This is a guest post by Meredith Wood (@mere_wood), head of content and editor-in-chief at Fundera (@fundera), an online marketplace for small business loans that matches business owners with the best funding providers for their business.
There are plenty of reasons to take out a loan for your small business. Maybe an unexpected storm destroyed some inventory and you need help making payroll next month. Or possibly you’re looking into expanding your operations by exporting, opening up a new location, or hiring more workers. No matter the cause, every quest for financing needs to include one simple question:
Can my business afford this small business loan?
Mo’ Money, Mo’ Problems
Well… Maybe. But at any rate, it’s not simply the case that a business that brings in more revenue can necessarily afford bigger, better loans.
It’s true that your revenue can impact what loans you qualify for, alongside other factors like your credit score, the length of time that you’ve been in business, your financials, market trends, and so on. However, the bigger the business, the bigger the loan it needs: your business’s success, rather than its size, will determine what sorts of loans you can afford. A small business with great cash flow management could very well afford a better loan deal than a bigger business without the same financial acumen.
Now that we’ve established the wrong answer to that all-important question, let’s take a look at the right one.
Mo’ Debt Service Coverage Ratio, No Problems
Alright, so it should be “higher debt service coverage ratio,” but you get the idea.
The Debt Service Coverage Ratio, or DSCR for short, is the measure of how available your income is to cover your debt payments.
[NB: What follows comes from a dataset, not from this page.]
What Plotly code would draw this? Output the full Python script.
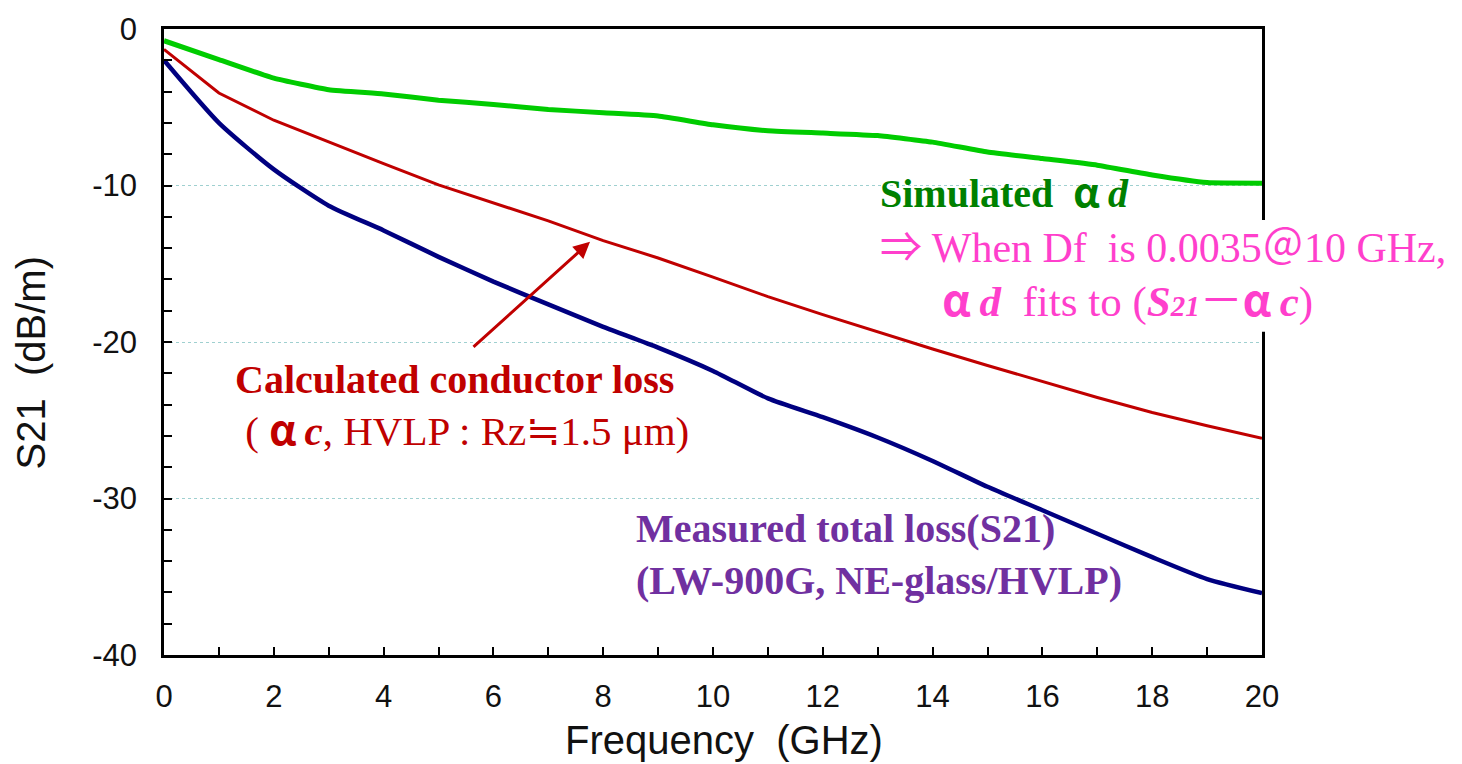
import plotly.graph_objects as go

# Frequency points (GHz)
freq_ghz = [0, 1, 2, 3, 4, 5, 6, 7, 8, 9, 10, 11, 12, 13, 14, 15, 16, 17, 18, 19, 20]

# Simulated dielectric loss (alpha_d), dB/m
simulated_ad = [-0.75, -1.95, -3.14, -3.88, -4.15, -4.55, -4.82, -5.14, -5.35, -5.56,
                -6.12, -6.5, -6.65, -6.81, -7.23, -7.86, -8.28, -8.7, -9.33, -9.81, -9.85]

# Calculated conductor loss (alpha_c), dB/m
conductor_ac = [-1.3, -4.09, -5.83, -7.23, -8.6, -9.96, -11.1, -12.26, -13.52, -14.63,
                -15.85, -17.1, -18.25, -19.35, -20.45, -21.5, -22.55, -23.55, -24.5, -25.35, -26.15]

# Measured total loss S21, dB/m
measured_s21 = [-2.0, -6.0, -8.97, -11.29, -12.87, -14.56, -16.14, -17.6, -19.03, -20.36,
                -21.85, -23.6, -24.8, -26.1, -27.6, -29.25, -30.75, -32.25, -33.75, -35.15, -36.05]

# Axis ticks
x_tickvals = [0, 2, 4, 6, 8, 10, 12, 14, 16, 18, 20]
x_ticktext = ["0", "2", "4", "6", "8", "10", "12", "14", "16", "18", "20"]
y_tickvals = [-40, -30, -20, -10, 0]
y_ticktext = ["-40", "-30", "-20", "-10", "0"]

SERIF = "Liberation Serif, Times New Roman, serif"
SANS = "Liberation Sans, Arial, sans-serif"
CJK = "Noto Sans CJK JP"


def cjk(ch, bold=True):
    s = f'<span style="font-family:{CJK}">{ch}</span>'
    return f"<b>{s}</b>" if bold else s


ALPHA = cjk("α")
nb = "\u00a0"
thin = "\u2009"

fig = go.Figure()

fig.add_trace(go.Scatter(
    x=freq_ghz, y=simulated_ad, mode="lines",
    line=dict(color="#00CC00", width=5, shape="spline", smoothing=0.4),
    showlegend=False, hoverinfo="skip"))
fig.add_trace(go.Scatter(
    x=freq_ghz, y=conductor_ac, mode="lines",
    line=dict(color="#C00000", width=3),
    showlegend=False, hoverinfo="skip"))
fig.add_trace(go.Scatter(
    x=freq_ghz, y=measured_s21, mode="lines",
    line=dict(color="#000080", width=4.5, shape="spline", smoothing=0.6),
    showlegend=False, hoverinfo="skip"))

# note on the simulated dielectric loss (green heading + pink explanation)
sim_note = (
    "<span style='color:#008000;font-size:40px'><b>Simulated" + nb * 2 + "</b>"
    + ALPHA + thin + "<b><i>d</i></b></span><br>"
    + cjk("⇒", bold=False) + " When Df" + nb * 2 + "is 0.0035" + cjk("＠", bold=False) + "10 GHz,<br>"
    + "<span style='font-size:43px'>" + nb * 5 + thin
    + ALPHA + thin + "<b><i>d</i></b>" + nb * 2
    + "fits to (<b><i>S<span style='font-size:29px'>21</span></i></b>"
    + cjk("－", bold=False) + ALPHA + thin + "<b><i>c</i></b>)</span>"
)

# note on the conductor loss curve
cond_note = (
    "<b>Calculated conductor loss</b><br>"
    + "<span style='font-size:41px'>" + nb + "(" + nb + ALPHA + thin + "<b><i>c</i></b>, HVLP : Rz"
    + cjk("≒", bold=False) + "1.5 μm)</span>"
)

meas_note = "<b>Measured total loss(S21)<br>(LW-900G, NE-glass/HVLP)</b>"

annotations = [
    # arrow pointing at the conductor-loss curve
    dict(x=7.76, y=-13.6, ax=5.61, ay=-20.4, xref="x", yref="y", axref="x", ayref="y",
         text="", showarrow=True, arrowhead=2, arrowsize=1.1, arrowwidth=3,
         arrowcolor="#C00000"),
    dict(x=13.0, y=-13.75, xref="x", yref="y", xanchor="left", yanchor="middle",
         text=sim_note, showarrow=False, align="left",
         font=dict(family=SERIF, size=42, color="#FF3FCC")),
    dict(x=1.26, y=-24.15, xref="x", yref="y", xanchor="left", yanchor="middle",
         text=cond_note, showarrow=False, align="left",
         font=dict(family=SERIF, size=40, color="#C00000")),
    dict(x=8.56, y=-33.55, xref="x", yref="y", xanchor="left", yanchor="middle",
         text=meas_note, showarrow=False, align="left",
         font=dict(family=SERIF, size=40, color="#7030A0")),
    # axis titles
    dict(x=0.51, y=-0.136, xref="paper", yref="paper", xanchor="center", yanchor="middle",
         text="Frequency" + nb * 2 + "(GHz)", showarrow=False,
         font=dict(family=SANS, size=40, color="#111111")),
    dict(x=-0.121, y=0.466, xref="paper", yref="paper", xanchor="center", yanchor="middle",
         text="S21" + nb * 2 + "(dB/m)", showarrow=False, textangle=-90,
         font=dict(family=SANS, size=40, color="#111111")),
]

# white panel behind the pink note, interrupting the right frame
shapes = [
    dict(type="rect", xref="paper", yref="paper", layer="above",
         x0=0.99, x1=1.03, y0=(655.5 - 328) / 634, y1=(655.5 - 215) / 634,
         fillcolor="white", line=dict(width=0)),
]

fig.update_layout(
    width=1462, height=764,
    margin=dict(l=164, r=200, t=21, b=109),
    paper_bgcolor="white", plot_bgcolor="white",
    annotations=annotations, shapes=shapes,
    showlegend=False,
)

fig.update_xaxes(
    range=[0, 20], tickmode="array", tickvals=x_tickvals, ticktext=x_ticktext,
    ticks="inside", ticklen=8, tickwidth=1.5, tickcolor="black",
    showline=True, linewidth=2.5, linecolor="black", mirror=True,
    showgrid=False, zeroline=False, ticklabelstandoff=12,
    tickfont=dict(family=SANS, size=31, color="#111111"),
    minor=dict(dtick=1, tick0=0, ticks="inside", ticklen=8, tickwidth=1.5,
               tickcolor="black", showgrid=False),
)
fig.update_yaxes(
    range=[-40, 0], tickmode="array", tickvals=y_tickvals, ticktext=y_ticktext,
    ticks="inside", ticklen=8, tickwidth=1.5, tickcolor="black",
    showline=True, linewidth=2.5, linecolor="black", mirror=True,
    showgrid=True, gridcolor="#9FD0D0", griddash="dot", gridwidth=1,
    zeroline=False, ticklabelstandoff=18,
    tickfont=dict(family=SANS, size=31, color="#111111"),
    minor=dict(dtick=2, tick0=0, ticks="inside", ticklen=8, tickwidth=1.5,
               tickcolor="black", showgrid=False),
)

fig.write_html("out.html")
The higher your debt service coverage ratio, the more debt you can take on – and use for emergencies, operations, or business opportunities.
The DSCR is your net operating income divided by your total debt service. In other words, once you find the ratio between your income left over after operating expenses and your monthly loan payments, you’ve got your DSCR. The first half of that equation – your monthly net operating income – takes into account things like your revenue or sales, the costs of your goods sold, and your payroll, rent, utility, and insurance expenses, among other miscellaneous costs. It’s what you make, minus what you need to spend. The second half changes based on how often you make debt payments, and what those payments are. The DSCR is most often expressed as a multiple, and that multiple indicates how much cash you have after expenses to make your debt payments.
Let’s look at a few examples.
- Once you’ve gotten your finances all figured out, you find that you have a DSCR of 1.5. That means you can pay back your debt payments in full, and then half over again, with the cash left over from your operating expenses. That’s pretty great!
- Alternatively, if you’ve got a DSCR of 1, you can just make your debt payments. Typically this isn’t confidence-inducing enough for most lenders: banks and many lenders generally look for DSCRs of 1.25, while more aggressive or conservative lenders might vary down or up from that, respectively. Demanding a higher DSCR is fair to the borrower as well as to the lender because it provides a vital “what if” cushion.
- On the other hand, a DSCR of below 1 means you’re simply not paying your loans – and it’ll be hard to secure another, in that case. A high DSCR, meanwhile, indicates that you’re plenty secure…. But it might be time to look into another loan, because your business is in the perfect place to grow!
Once you understand your DSCR – and from there, how much money you should be looking to borrow – you can use this Loan Affordability Tool to calculate whether a specific loan, with its terms and effective APR, is a good idea for your small business.
We’ve answered “Can my business afford this loan?” in a pretty literal way. These are the formulas and tools you need to figure out, numerically, whether your business’s finances would support a certain loan. But there’s another side to consider.
What if something goes wrong?
Defaulting on a loan can lead to some scary consequences, both short term and for the future of you and your business. Your credit score will suffer, future loan interest rates will hike, and collateral might be seized, to start with. Of the roughly half a million small businesses that falter every year, 33 percent of those that have been around for five years or less fail because of financial causes. Accordingly, you’ll want to do everything you can to ensure that you’re never in a position to renege on a loan.
That means being cautious, even in the most successful of times for your business. Life is an unpredictable adventure – but that’s not always a good thing. Ask yourself: if unforeseeable circumstances might prevent you from paying your loan from the revenue your business makes, do you have other paths to try? Maybe family or friends will step in, or you have strong enough personal finances to withstand a sudden loss, or you can cut costs and liquidate assets to cover the gap. Every smart small-business owner looking for a loan needs to ask this tough question – and unfortunately, there’s no calculator to help you figure out the answer here.
All in all, understanding what loan amount your business can afford can be difficult but rewarding. Once you decide on a range or figure to seek in your loan options, you can start the fun part: planning how to use that cash influx to expand your small business and knock it out of the park.